Story: Byeon Jong-gu (Choi Min-sik) has already been Seoul's mayor twice and now starts his campaign to be reelected. He tries to be close to the people and at one of his promotional tours, the young editor Park Kyeong (Shim Eun-kyung) criticizes him for exactly that reason and she says he should do more for the city instead. Byeon thinks that the young woman might be helpful in his campaign and he brings her in on it. The election is managed by Shim Hyeok-soo (Kwak Do-won), who has his own agenda, though. In the meantime, people from Byeon's party worry that in the long run the mayor might be going after the presidency. Byeon's only serious competition in the election is Yang Jin-joo (Ra Mi-ran), who Hyeok-soo tries to discredit right away by anonymously sending a fake video about Byeon to the campaign team so that he can accuse them of a smear campaign. Park is responsible for the video and she is not only a puppet of Byeon's team but also unintentionally feeds important details about the mayor to the reporter Jay (Moon So-ri). When a giant hole opens up in Seoul during construction work and some of the workers die, Byeon's poll numbers drop rapidly. But he still has some aces up his sleeve.
Review: By now, South Korea has produced numerous movies dealing with political scandals and intrigues, for instance "The Truth Beneath" or in a sense even "The King". Hardly surprising, if you look at the events within the country. After president Park Geun-hye's impeachment due to corruption, you have to ask yourself wether a movie like "The Mayor" is really enough to show an appropriate picture of today's political corruption. Admittedly, everything seems respectable when it comes to the movie's craftsmanship, but in the end, the director misses taking a stance in whatever kind of way. It almost seems as if he simply wants to tell us that life is unfair and with the right amount of cynicism, one could have managed to fuel the audience's anger and make them want to do something against this injustice. But for that, the movie just lacks foundation. The main problem is the portrayal of characters, which are not written very well.
Choi Min-sik ("Heart Blackened") plays the mayor, who wants to be reelected. It seems as if he really intends to keep his promises and wants to change something in his city. The fact that he employs Park, played by Shim Eun-kyung ("Psychokinesis"), for his campaign, even though initially she speaks out against him at one of his events, shows that he wants to improve his politics. Although Byeon remains obscure, he seems to be a multi-faceted character about who we expect to learn more. Unfortunately, you will search in vain for the promised character traits which blur the lines between good and evil. At some point of the movie, we realize that there is simply not more to Byeon than meets the eye. We get to know that his ambition is to make a bid for power, but why exactly and what meaning power has for him remains in the dark. This inevitably makes the thriller crash and burn.
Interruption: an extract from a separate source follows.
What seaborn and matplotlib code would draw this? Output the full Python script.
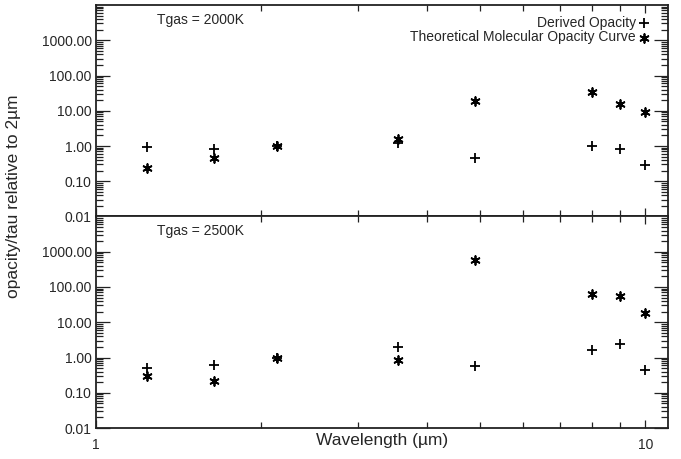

Who are we supposed to root for, anyway? Byeon is deceived by some of his people, however, he displays the same behavior. The various smear campaigns make it impossible for us to trust anybody on screen anymore. The direct competition might be a little bit less corrupt, but is it enough to vote for the lesser of two evils? Therefore, we do not really care about the election's results. The people lose anyway. How does Park fit in all this? Isn't she supposed to be the audience's anchor? Somebody that holds justice in high esteem and serves as an appealing figure for us? Instead, it is completely unclear why she chose to go into politics and what her goals are. In addition, Shim is upstaged by Choi Min-sik and other supporting actors far too often, so that her role keeps to the sidelines. Such a shame in a movie, which would have needed some sort of counterpart to Byeon.
Kwak Do-won ("Steel Rain") plays the mayor's counselor following his own agenda which makes him the traitor on several occasions. Acting-wise Kwak performs nicely but similar to Choi he does not have any common theme to his character. The dialogues are mostly too simple and predictable, as well. This includes a scene in which Byeon runs into somebody with his car and then sweeps it under the rug. There is never really any suspense because Byeon's fate does not affect us all that much. Therefore, in the end the story seems worn out and unoriginal. Nevertheless, there is enough thrills so that the movie with its 130 minutes running time never gets boring, as there are always new developments unfolding. But we've seen it all before; we do not delve into the characters deep enough to be able to call the movie a character study and in addition, we simply scratch the surface of the meaning of power and corruption.
The movie stays interesting long enough because of its obscure characters like the reporter played by Moon So-ri ("Little Forest"), but when she makes clear that everybody is playing fast and loose, nothing can really surprise us anymore. This is a particular failure of the thriller because a dark, hopeless movie about deceitful people, especially in politics, would have presented a good premise to really affect us. But director Park In-je ("Moby Dick") is simply always harping on the same string so that the movie misses the kind of depth a politically oriented movie would have deserved. The message that all politicians are corrupt and think of nothing but themselves is just too dull to fill an entire movie, which also presents a cast that is clearly unchallenged. So in the end there is nothing left but a decently respectable political thriller.